Dans les rues poussiéreuses de Nganza, commune de Kananga, le son des seaux qui s’entrechoquent a remplacé celui de l’eau qui coule des robinets. Ici, l’eau potable est devenue un mirage, un souvenir lointain que les habitants évoquent avec amertume. Comment une ville peut-elle fonctionner sans cet élément vital ? La question hante chaque foyer, chaque établissement, chaque rêve de développement.
Martin Tshipamba, la soixantaine marquée par les années de privation, se tient devant sa parcelle de l’avenue des Dispensaires. Son regard traduit une lassitude profonde. « La REGIDESO ne nous a pas envoyé l’eau depuis 12 ou 15 ans », confie-t-il, la voix chargée d’une résignation qui en dit long sur l’ampleur du désespoir. Son témoignage n’est pas isolé ; il résonne dans tout le quartier Salongo Muimba, où des milliers de personnes partagent le même calvaire au quotidien.
La situation devient particulièrement alarmante lorsqu’on pénètre dans l’enceinte du centre de santé Salongo Muimba. Derrière la façade moderne construite en 2024 grâce au Fonds social, se cache une réalité troublante. Raphaël Ntumba Kayenga, infirmier titulaire, montre le bidon d’eau qui sert de réserve pour tout le personnel soignant. « La situation de l’eau potable est vraiment critique », déplore-t-il, avant d’ajouter avec une urgence palpable dans la voix : « Je voudrais lancer un message aux autorités, non seulement pour l’eau potable, mais aussi pour l’eau destinée aux mamans qui accouchent ».
L’absence d’eau potable dans cette structure sanitaire représente un danger mortel. Comment stériliser le matériel médical ? Comment assurer l’hygiène des mains des soignants entre chaque patient ? Comment procéder à des accouchements dans des conditions sanitaires acceptables ? Ces questions restent sans réponse, tout comme les appels répétés adressés à la REGIDESO Kananga.
La pénurie d’eau à Kananga dépasse largement le simple inconfort domestique. Elle met en péril la santé publique entire de la population du Kasaï-Central. Les habitants sont contraints de recourir à l’eau des puits et des forages, dont la qualité n’est jamais garantie. Les maladies hydriques guettent, particulièrement les enfants et les personnes âgées. Le paradoxe est cruel : alors que la Journée mondiale du lavage des mains vient d’être célébrée, les habitants de Nganza ne peuvent même pas pratiquer ce geste basique de prévention.
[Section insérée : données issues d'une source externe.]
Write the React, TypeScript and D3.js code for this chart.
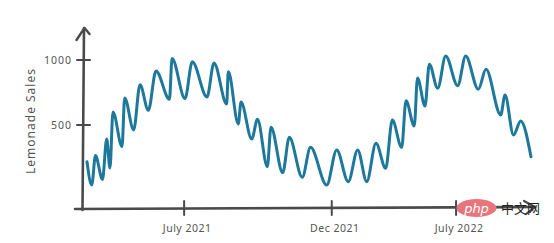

La crise hydrique que traverse la RDC dans cette région révèle des failles profondes dans la gestion des services publics. Comment expliquer qu’une REGIDESO, entreprise publique chargée de la distribution d’eau, puisse laisser une population entière en rade depuis plus d’une décennie ? L’absence de réaction des responsables provinciaux face aux sollicitations des médias interroge sur la transparence et la volonté politique de résoudre ce problème fondamental.
Derrière cette pénurie d’eau à Kananga se cache une réalité sociale plus amère encore : l’inégalité d’accès aux services de base. Tandis que certains quartiers bénéficient d’un approvisionnement régulier, d’autres comme Nganza sont purement et simplement oubliés. Cette discrimination spatiale creuse les écarts entre les citoyens et remet en cause le principe même d’égalité devant le service public.
La situation du centre de santé Salongo Muimba symbolise à elle seule l’absurdité de la situation. Comment peut-on construire un bâtiment moderne, équipé de matériel médical, sans prévoir l’élément le plus essentiel : l’eau ? Cette incohérence dans la planification des infrastructures publiques interpelle sur la coordination entre les différents acteurs du développement.
La crise de l’eau potable dans le Kasaï-Central n’est pas une fatalité. Elle résulte de choix politiques, d’investissements insuffisants et d’un manque de vision à long terme. Les solutions existent : réhabilitation des réseaux, construction de nouveaux forages, mise en place de systèmes de purification. Mais elles nécessitent une volonté ferme et des actions concrètes.
En attendant, les habitants de Nganza continuent leur quête quotidienne d’eau, parcourant des kilomètres, dépensant des sommes importantes pour s’approvisionner auprès de vendeurs privés. Leur résilience force l’admiration, mais elle ne doit pas servir d’excuse à l’inaction des autorités. L’accès à l’eau potable est un droit fondamental, non un privilège. La persistance de cette crise hydrique en RDC questionne notre humanité collective et notre capacité à garantir la dignité la plus élémentaire à chaque citoyen.